The brine raises the level of salinity and poses a major risk to ocean life and marine ecosystems.
When asked if artificial rainmaking was a possible solution to T&T’s water problems, Tota-Maharaj said it was “a bit way ahead” of what the country needed.
He said rainwater harvesting and collection was feasible in Port-of-Spain and for agriculture.
He said it will help the city based on the water table, proximity to the sea and especially during the rainy season utilising simple solutions such as water tanks, collecting rain run-off and designing permeable pavements.
Knowledge transfer from UWI, UTT to WASA
Tota-Maharaj said in extremely dry seasons, storage mechanisms must be considered such as rainwater tanks for more drainage and irrigation purposes.
He said WASA should be involved with the Environmental Management Authority (EMA), the Institute of Marine Affairs
(IMA) and other institutions.
He said universities should be educating the public about the drive for water conservation, harvesting, and management and both the public and private sector needed to put their minds together to start finding sustainable solutions.
Tota-Maharaj said he worked with some very hard working academics in UWI and UTT.
He said with their work and projects in water and the waste water sector, there should be a knowledge transfer and links with WASA and other companies involved in the water sector.

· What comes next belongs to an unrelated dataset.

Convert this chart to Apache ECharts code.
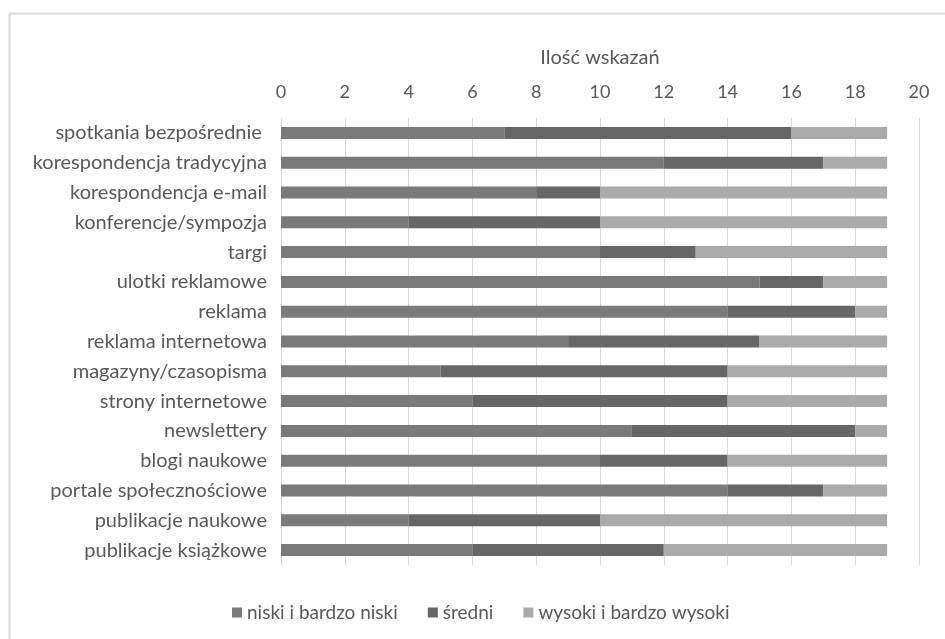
<!DOCTYPE html>
<html>
<head>
<meta charset="utf-8">
<script src="https://cdn.jsdelivr.net/npm/echarts@6/dist/echarts.min.js"></script>
<style>
  html, body { margin: 0; padding: 0; background: #fff; }
  #main { width: 945px; height: 639px; }
</style>
</head>
<body>
<div id="main"></div>
<script>
// kategorie (od góry)
const categories = [
  'spotkania bezpośrednie ',
  'korespondencja tradycyjna',
  'korespondencja e-mail',
  'konferencje/sympozja',
  'targi',
  'ulotki reklamowe',
  'reklama',
  'reklama internetowa',
  'magazyny/czasopisma',
  'strony internetowe',
  'newslettery',
  'blogi naukowe',
  'portale społecznościowe',
  'publikacje naukowe',
  'publikacje książkowe'
]
const niski = [7, 12, 8, 4, 10, 15, 14, 9, 5, 6, 11, 10, 14, 4, 6]
const sredni = [9, 5, 2, 6, 3, 2, 4, 6, 9, 8, 7, 4, 3, 6, 6]
const wysoki = [3, 2, 9, 9, 6, 2, 1, 4, 5, 5, 1, 5, 2, 9, 7]
const seriesNames = ['niski i bardzo niski', 'średni', 'wysoki i bardzo wysoki']
const xTicks = { min: 0, max: 20, interval: 2 }

const font = 'Lato, "Noto Sans", sans-serif'
const chart = echarts.init(document.getElementById('main'))

function makeSeries (name, data, color) {
  return {
    name: name,
    type: 'bar',
    stack: 'total',
    barWidth: 12,
    itemStyle: { color: color },
    data: data
  }
}

chart.setOption({
  animation: false,
  textStyle: { fontFamily: font },
  graphic: [
    {
      type: 'rect',
      shape: { x: 9.5, y: 13.5, width: 960, height: 700 },
      style: { fill: 'none', stroke: '#d9d9d9', lineWidth: 2 },
      silent: true
    }
  ],
  grid: {
    left: 281,
    right: 26,
    top: 118,
    bottom: 74
  },
  legend: {
    top: 598,
    left: 227,
    itemWidth: 10,
    itemHeight: 10,
    itemGap: 30,
    icon: 'rect',
    textStyle: { color: '#595959', fontSize: 19, fontFamily: font },
    data: seriesNames
  },
  xAxis: {
    type: 'value',
    position: 'top',
    min: xTicks.min,
    max: xTicks.max,
    interval: xTicks.interval,
    name: 'Ilość wskazań',
    nameLocation: 'middle',
    nameGap: 50,
    nameTextStyle: { color: '#595959', fontSize: 20, fontFamily: font },
    axisLine: { show: false },
    axisTick: { show: false },
    axisLabel: { color: '#595959', fontSize: 18, margin: 17, fontFamily: font },
    splitLine: { show: true, lineStyle: { color: '#d9d9d9', width: 1 } }
  },
  yAxis: {
    type: 'category',
    inverse: true,
    data: categories,
    axisLine: { show: false },
    axisTick: { show: false },
    axisLabel: { color: '#595959', fontSize: 20, margin: 14, fontFamily: font }
  },
  series: [
    makeSeries(seriesNames[0], niski, '#7a7a7a'),
    makeSeries(seriesNames[1], sredni, '#666666'),
    makeSeries(seriesNames[2], wysoki, '#aaaaaa')
  ]
})
</script>
</body>
</html>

Tota-Maharaj said there needed to be more transparency and collaboration between the entities. He said the utility could use a lot of support and advice from the institutions, well-qualified scientists and engineers at both universities.
Other recommendations:
•Water recharging of reservoirs, dams, and aquifers
•The establishment of flood retention basins during the dry season
•Golf courses that need thousands of gallons of water to maintain be curtailed
•Employ satellite data, geographical information system, water demand modelling for the prediction and management of water demand patterns
UWI professor: Capture run-off, install metres
Meanwhile, UWI St Augustine Professor of Agricultural Engineering Reynold Stone said on the supply side, to increase the water availability there was a need to identify areas that could be used to capture and store run-off during the rainy season. Stone said currently, a large amount of run-off was simply allowed to flow to the Gulf of Paria.
He said on the demand side, the data obtained from WASA showed that the per capita consumption of water by domestic users in T&T was much higher than in other countries.

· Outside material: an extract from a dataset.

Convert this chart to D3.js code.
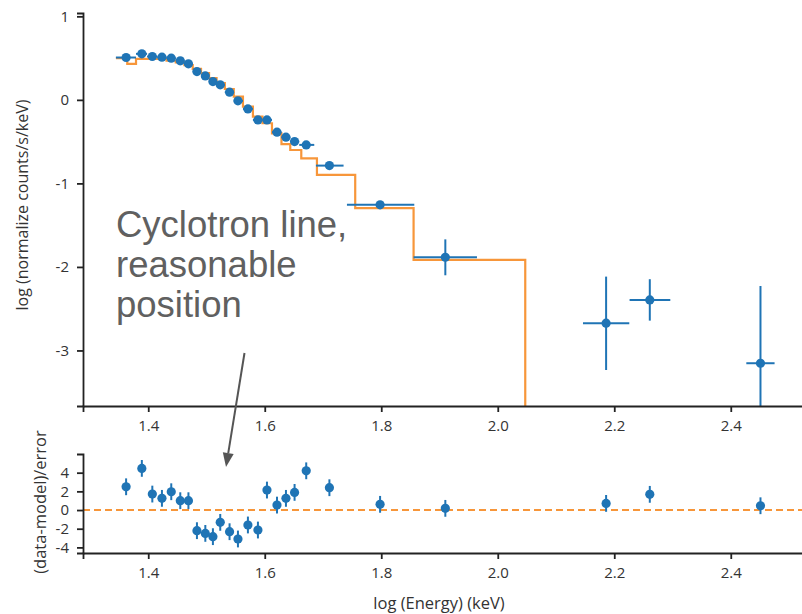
<!DOCTYPE html>
<html>
<head>
<meta charset="utf-8">
<script src="https://cdn.jsdelivr.net/npm/d3@7"></script>
<style>
  body { margin: 0; background: #fff; }
  svg { display: block; }
</style>
</head>
<body>
<svg id="chart" width="802" height="614"></svg>
<script>
// ---- Spectrum data (log energy bins, log counts) ----
const energyLog = [1.362, 1.389, 1.407, 1.4235, 1.4395, 1.455, 1.469, 1.4836, 1.498, 1.511,
                   1.5236, 1.5396, 1.554, 1.5711, 1.5883, 1.6038, 1.621, 1.6364, 1.6512, 1.6712,
                   1.711, 1.798, 1.910, 2.186, 2.261, 2.451];
const binLo = [1.3445, 1.379, 1.398, 1.4155, 1.4314, 1.4472, 1.4621, 1.4764, 1.4906, 1.5044,
               1.5173, 1.5315, 1.5468, 1.5626, 1.5797, 1.5961, 1.6124, 1.6287, 1.6438, 1.6592,
               1.6879, 1.7411, 1.8555, 2.1463, 2.2263, 2.4267];
const binHi = [1.379, 1.398, 1.4155, 1.4314, 1.4472, 1.4621, 1.4764, 1.4906, 1.5044, 1.5173,
               1.5315, 1.5468, 1.5626, 1.5797, 1.5961, 1.6124, 1.6287, 1.6438, 1.6592, 1.685,
               1.7353, 1.8567, 1.9643, 2.2258, 2.2962, 2.4752];
const logCounts = [0.507, 0.551, 0.519, 0.511, 0.499, 0.467, 0.431, 0.339, 0.287, 0.219,
                   0.180, 0.092, -0.012, -0.108, -0.240, -0.240, -0.387, -0.447, -0.499, -0.539,
                   -0.787, -1.257, -1.884, -2.674, -2.395, -3.153];
const countsLo = [0.49, 0.535, 0.50, 0.49, 0.48, 0.45, 0.41, 0.32, 0.27, 0.20,
                  0.16, 0.07, -0.03, -0.13, -0.26, -0.26, -0.41, -0.47, -0.52, -0.56,
                  -0.81, -1.30, -2.10, -3.234, -2.643, -4.5];
const countsHi = [0.525, 0.57, 0.54, 0.53, 0.52, 0.485, 0.45, 0.36, 0.31, 0.24,
                  0.20, 0.11, 0.01, -0.09, -0.22, -0.22, -0.37, -0.43, -0.48, -0.52,
                  -0.77, -1.21, -1.67, -2.116, -2.147, -2.228];

// ---- Model (stepped), one value per bin between consecutive edges ----
const modelEdges = [1.3445, 1.364, 1.379, 1.398, 1.4155, 1.4314, 1.4472, 1.4621, 1.4764, 1.4906,
                    1.5044, 1.5173, 1.5315, 1.5468, 1.5626, 1.5797, 1.5961, 1.6124, 1.6287, 1.6438,
                    1.6627, 1.6896, 1.7553, 1.8555, 2.0472];
const modelValues = [0.50, 0.43, 0.49, 0.49, 0.49, 0.47, 0.45, 0.415, 0.37, 0.32,
                     0.26, 0.20, 0.13, 0.04, -0.08, -0.20, -0.28, -0.40, -0.53, -0.60,
                     -0.70, -0.898, -1.297, -1.916];
const modelFloor = -5;   // model falls off below the plotted range after the last bin

// ---- Residuals ((data-model)/error) ----
const residuals = [2.49, 4.46, 1.71, 1.25, 1.96, 1.0, 1.0, -2.21, -2.5, -2.85,
                   -1.32, -2.32, -3.1, -1.6, -2.14, 2.14, 0.53, 1.25, 1.89, 4.2,
                   2.39, 0.61, 0.18, 0.71, 1.68, 0.46];
const residualErr = 0.9;

// ---- Ticks and labels ----
const xTicks = [1.4, 1.6, 1.8, 2.0, 2.2, 2.4];
const yTopTicks = [1, 0, -1, -2, -3];
const yResTicks = [4, 2, 0, -2, -4];
const xLabel = "log (Energy) (keV)";
const yTopLabel = "log (normalize counts/s/keV)";
const yResLabel = "(data-model)/error";
const noteLines = ["Cyclotron line,", "reasonable", "position"];

const BLUE = "#1f74b5";
const ORANGE = "#f7963a";
const AXIS = "#222";
const TICK_FONT = "'Open Sans', 'DejaVu Sans', sans-serif";

const svg = d3.select("#chart");
svg.append("rect").attr("width", 802).attr("height", 614).attr("fill", "#fff");

const x = d3.scaleLinear().domain([1.288, 2.524]).range([83, 803]);
const yTop = d3.scaleLinear().domain([-3.665, 1.04]).range([406, 13]);
const yRes = d3.scaleLinear().domain([-4.6, 6.0]).range([553, 454]);

const defs = svg.append("defs");
defs.append("clipPath").attr("id", "clipTop")
  .append("rect").attr("x", 83).attr("y", 13).attr("width", 720).attr("height", 393);
defs.append("clipPath").attr("id", "clipRes")
  .append("rect").attr("x", 83).attr("y", 454).attr("width", 720).attr("height", 99);

// ---- Top panel: model step line ----
const spectrumPanel = svg.append("g").attr("clip-path", "url(#clipTop)");
const stepPts = modelValues.map((v, i) => [modelEdges[i], v]);
stepPts.push([modelEdges[modelEdges.length - 1], modelFloor]);
const stepLine = d3.line().x(d => x(d[0])).y(d => yTop(d[1])).curve(d3.curveStepAfter);
spectrumPanel.append("path").datum(stepPts)
  .attr("d", stepLine)
  .attr("fill", "none").attr("stroke", ORANGE).attr("stroke-width", 2.2);

// ---- Top panel: data with error bars ----
const pts = energyLog.map((e, i) => ({
  e, lo: binLo[i], hi: binHi[i], v: logCounts[i], vlo: countsLo[i], vhi: countsHi[i]
}));
const g1 = spectrumPanel.selectAll("g.pt").data(pts).join("g").attr("class", "pt");
g1.append("line")
  .attr("x1", d => x(d.lo)).attr("x2", d => x(d.hi))
  .attr("y1", d => yTop(d.v)).attr("y2", d => yTop(d.v))
  .attr("stroke", BLUE).attr("stroke-width", 2);
g1.append("line")
  .attr("x1", d => x(d.e)).attr("x2", d => x(d.e))
  .attr("y1", d => yTop(d.vlo)).attr("y2", d => yTop(d.vhi))
  .attr("stroke", BLUE).attr("stroke-width", 2);
g1.append("circle")
  .attr("cx", d => x(d.e)).attr("cy", d => yTop(d.v)).attr("r", 4.6)
  .attr("fill", BLUE);

// ---- Residual panel ----
const residualPanel = svg.append("g").attr("clip-path", "url(#clipRes)");
residualPanel.append("line")
  .attr("x1", x.range()[0]).attr("x2", x.range()[1])
  .attr("y1", yRes(0)).attr("y2", yRes(0))
  .attr("stroke", ORANGE).attr("stroke-width", 2).attr("stroke-dasharray", "7,4");
const rp = energyLog.map((e, i) => ({ e, r: residuals[i] }));
const g2 = residualPanel.selectAll("g.rp").data(rp).join("g").attr("class", "rp");
g2.append("line")
  .attr("x1", d => x(d.e)).attr("x2", d => x(d.e))
  .attr("y1", d => yRes(d.r - residualErr)).attr("y2", d => yRes(d.r + residualErr))
  .attr("stroke", BLUE).attr("stroke-width", 2);
g2.append("circle")
  .attr("cx", d => x(d.e)).attr("cy", d => yRes(d.r)).attr("r", 4.6)
  .attr("fill", BLUE);

// ---- Axes ----
function styleAxis(g) {
  g.selectAll("path.domain").attr("stroke", AXIS).attr("stroke-width", 1.8);
  g.selectAll(".tick line").attr("stroke", AXIS).attr("stroke-width", 1.8);
  g.selectAll(".tick text").attr("fill", "#333")
    .style("font-family", TICK_FONT).style("font-size", "15px");
}
const fmtX = d3.format(".1f");
const fmtY = d => String(d);

svg.append("g").attr("transform", `translate(0,${yTop.range()[0]})`)
  .call(d3.axisBottom(x).tickValues(xTicks).tickFormat(fmtX).tickSize(6).tickPadding(8))
  .call(styleAxis);
svg.append("g").attr("transform", `translate(${x.range()[0]},0)`)
  .call(d3.axisLeft(yTop).tickValues(yTopTicks).tickFormat(fmtY).tickSize(6).tickPadding(8))
  .call(styleAxis);
svg.append("g").attr("transform", `translate(0,${yRes.range()[0]})`)
  .call(d3.axisBottom(x).tickValues(xTicks).tickFormat(fmtX).tickSize(6).tickPadding(8))
  .call(styleAxis);
svg.append("g").attr("transform", `translate(${x.range()[0]},0)`)
  .call(d3.axisLeft(yRes).tickValues(yResTicks).tickFormat(fmtY).tickSize(6).tickPadding(8))
  .call(styleAxis);

// ---- Axis titles ----
svg.append("text").text(xLabel)
  .attr("x", 439).attr("y", 609).attr("text-anchor", "middle")
  .attr("fill", "#333").style("font-family", TICK_FONT).style("font-size", "16.5px");
svg.append("text").text(yTopLabel)
  .attr("transform", "translate(28,205) rotate(-90)").attr("text-anchor", "middle")
  .attr("fill", "#333").style("font-family", TICK_FONT).style("font-size", "16px");
svg.append("text").text(yResLabel)
  .attr("transform", "translate(46,502) rotate(-90)").attr("text-anchor", "middle")
  .attr("fill", "#333").style("font-family", TICK_FONT).style("font-size", "16.5px");

// ---- Annotation ----
const note = svg.append("text")
  .attr("fill", "#606060")
  .style("font-family", "'Liberation Sans', Arial, sans-serif")
  .style("font-size", "36.5px");
noteLines.forEach((t, i) => {
  note.append("tspan").attr("x", 116).attr("y", 237 + i * 40).text(t);
});

const ax0 = [244.5, 353], ax1 = [226, 467];
const dx = ax1[0] - ax0[0], dy = ax1[1] - ax0[1];
const len = Math.hypot(dx, dy), ux = dx / len, uy = dy / len;
const headLen = 14, headW = 5.5;
const bx = ax1[0] - ux * headLen, by = ax1[1] - uy * headLen;
svg.append("line")
  .attr("x1", ax0[0]).attr("y1", ax0[1]).attr("x2", bx).attr("y2", by)
  .attr("stroke", "#555").attr("stroke-width", 2);
svg.append("path")
  .attr("d", `M${ax1[0]},${ax1[1]} L${bx - uy * headW},${by + ux * headW} L${bx + uy * headW},${by - ux * headW} Z`)
  .attr("fill", "#555");
</script>
</body>
</html>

Stone said it was time to explore the employment of water metres which was likely to encourage the more responsible use of water resulting in reduced consumption.

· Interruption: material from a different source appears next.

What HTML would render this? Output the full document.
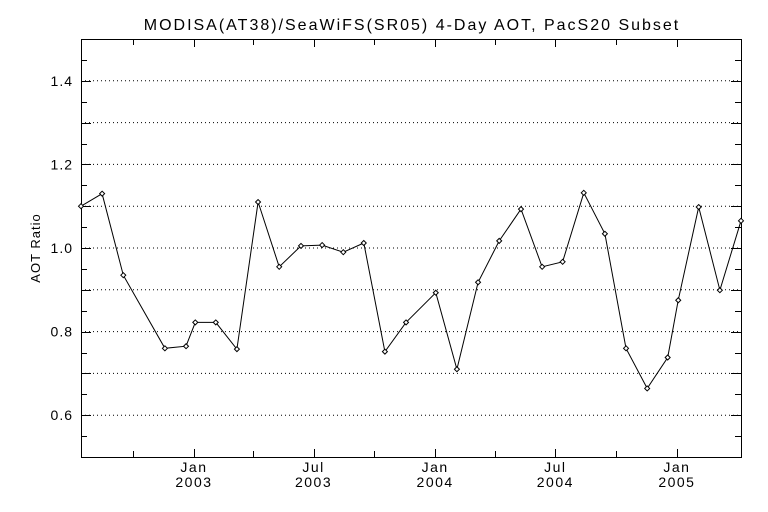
<!DOCTYPE html>
<html><head><meta charset="utf-8"><style>
body{margin:0;background:#fff;}
svg{display:block;font-family:"Liberation Sans",sans-serif;}
</style></head><body>
<svg id="chart" width="768" height="512">
<text x="412" y="30" text-anchor="middle" font-size="16" letter-spacing="2">MODISA(AT38)/SeaWiFS(SR05) 4-Day AOT, PacS20 Subset</text>
<text transform="translate(40,248) rotate(-90)" text-anchor="middle" font-size="13" letter-spacing="1">AOT Ratio</text>
<g id="grid"></g><g id="axes"></g><g id="series"></g>
</svg>
<script>
const dates=["2002-07-14","2002-08-15","2002-09-16","2002-11-18","2002-12-20","2003-01-03","2003-02-03","2003-03-07","2003-04-08","2003-05-10","2003-06-12","2003-07-14","2003-08-15","2003-09-15","2003-10-17","2003-11-18","2004-01-02","2004-02-03","2004-03-06","2004-04-07","2004-05-10","2004-06-11","2004-07-12","2004-08-13","2004-09-14","2004-10-16","2004-11-17","2004-12-18","2005-01-03","2005-02-03","2005-03-07","2005-04-08"];
const ratios=[1.10,1.13,0.935,0.76,0.765,0.822,0.822,0.758,1.11,0.955,1.005,1.007,0.99,1.012,0.752,0.822,0.893,0.71,0.918,1.017,1.093,0.955,0.967,1.132,1.034,0.76,0.664,0.738,0.875,1.098,0.899,1.065];
const yTicks=[0.6,0.8,1.0,1.2,1.4];
const yTickLabels=["0.6","0.8","1.0","1.2","1.4"];
const xTickDates=["2003-01-01","2003-07-01","2004-01-01","2004-07-01","2005-01-01"];
const xTickMonths=["Jan","Jul","Jan","Jul","Jan"];
const xTickYears=["2003","2003","2004","2004","2005"];
const xMinorDates=["2002-10-01","2003-04-01","2003-10-01","2004-04-01","2004-10-01"];

const L=81,R=741,T=39,B=457;
const d0=Date.UTC(2002,6,14),d1=Date.UTC(2005,3,8);
function ts(s){const p=s.split('-');return Date.UTC(+p[0],+p[1]-1,+p[2]);}
function xs(s){return L+(ts(s)-d0)/(d1-d0)*(R-L);}
function ys(v){return B-(v-0.5)/(1.0)*(B-T);}
const NS="http://www.w3.org/2000/svg";
function mk(tag,attrs,parent){const e=document.createElementNS(NS,tag);for(const k in attrs)e.setAttribute(k,attrs[k]);parent.appendChild(e);return e;}
const grid=document.getElementById('grid'),axes=document.getElementById('axes'),series=document.getElementById('series');
for(let i=6;i<=14;i++){const v=i/10,y=ys(v);
 const g=mk('line',{x1:L,x2:R,y1:y,y2:y,stroke:'#000','stroke-width':1,'stroke-dasharray':'1 3'},grid);
 
 }
for(let i=0;i<=20;i++){const v=0.5+i*0.05,y=Math.round(ys(v))+0.5;const len=(i%2===0)?10:6;
 const a=mk('line',{x1:L,x2:L+len,y1:y,y2:y,stroke:'#000'},axes);
 
 
 const b=mk('line',{x1:R-len,x2:R,y1:y,y2:y,stroke:'#000'},axes);
 
 }
yTicks.forEach((v,i)=>{const t=mk('text',{x:L-8,y:ys(v)+5,'text-anchor':'end','font-size':14,'letter-spacing':1},axes);t.textContent=yTickLabels[i];
 
 });
const frame=mk('rect',{x:L+0.5,y:T+0.5,width:R-L,height:B-T,fill:'none',stroke:'#000','stroke-width':1},axes);


xTickDates.concat(xMinorDates).forEach((s,i)=>{const x=Math.round(xs(s))+0.5;const len=i<xTickDates.length?8:6;
 const a=mk('line',{x1:x,x2:x,y1:B,y2:B-len,stroke:'#000'},axes);
 
 
 const b=mk('line',{x1:x,x2:x,y1:T,y2:T+len,stroke:'#000'},axes);
 
 });
xTickDates.forEach((s,i)=>{const x=xs(s);
 const m=mk('text',{x:x,y:B+15,'text-anchor':'middle','font-size':14,'letter-spacing':1.5},axes);m.textContent=xTickMonths[i];
 
 
 const yv=mk('text',{x:x,y:B+30,'text-anchor':'middle','font-size':14,'letter-spacing':1.5},axes);yv.textContent=xTickYears[i];
 
 });
const pts=dates.map((d,i)=>[xs(d),ys(ratios[i])]);
const line=mk('polyline',{points:pts.map(p=>p[0].toFixed(1)+','+p[1].toFixed(1)).join(' '),fill:'none',stroke:'#000','stroke-width':1},series);


pts.forEach(p=>{const m=mk('path',{d:`M${p[0]-2.5},${p[1]}L${p[0]},${p[1]-2.5}L${p[0]+2.5},${p[1]}L${p[0]},${p[1]+2.5}Z`,fill:'#fff',stroke:'#000','stroke-width':1},series);
 
 });
</script>
</body></html>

He said though it was implied, that by metering, payment was based on the amount of water used; if one had to pay based on usage, one was more likely to reduce waste and consumption.
How citizens can help
Asked what citizens can do to conserve water, he said:
• The average shower should not exceed four minutes. He said many water companies in the UK gave out timers set for four minutes, the duration of their shower
•Turn off the tap while brushing your teeth, install toilet devices that control the volume of water or go old tech and put a brick in the toilet tank and use rainwater harvesting for flushing toilets
•Plant trees, shrubs, and grass that provided shade
Who is Dr Kiran Tota-Maharaj?
Dr Kiran Tota-Maharaj is the Head of Civil & Environmental Engineering, Faculty of Environment and Technology at the University of the West of England, Bristol (UWE Bristol), United Kingdom (UK). He is also a project engineer with the International Water Security Network (http://www.watersecuritynetwork.org/) and a chartered engineer (CEng) with the UK's Institution of Mechanical Engineers (IMechE). His applied engineering experience and areas of research include water supply systems, waste water engineering, stormwater management and critical infrastructure for water, waste and environmental sectors. He is currently involved with research and engineering projects addressing renewable energy in water and waste water treatment applications.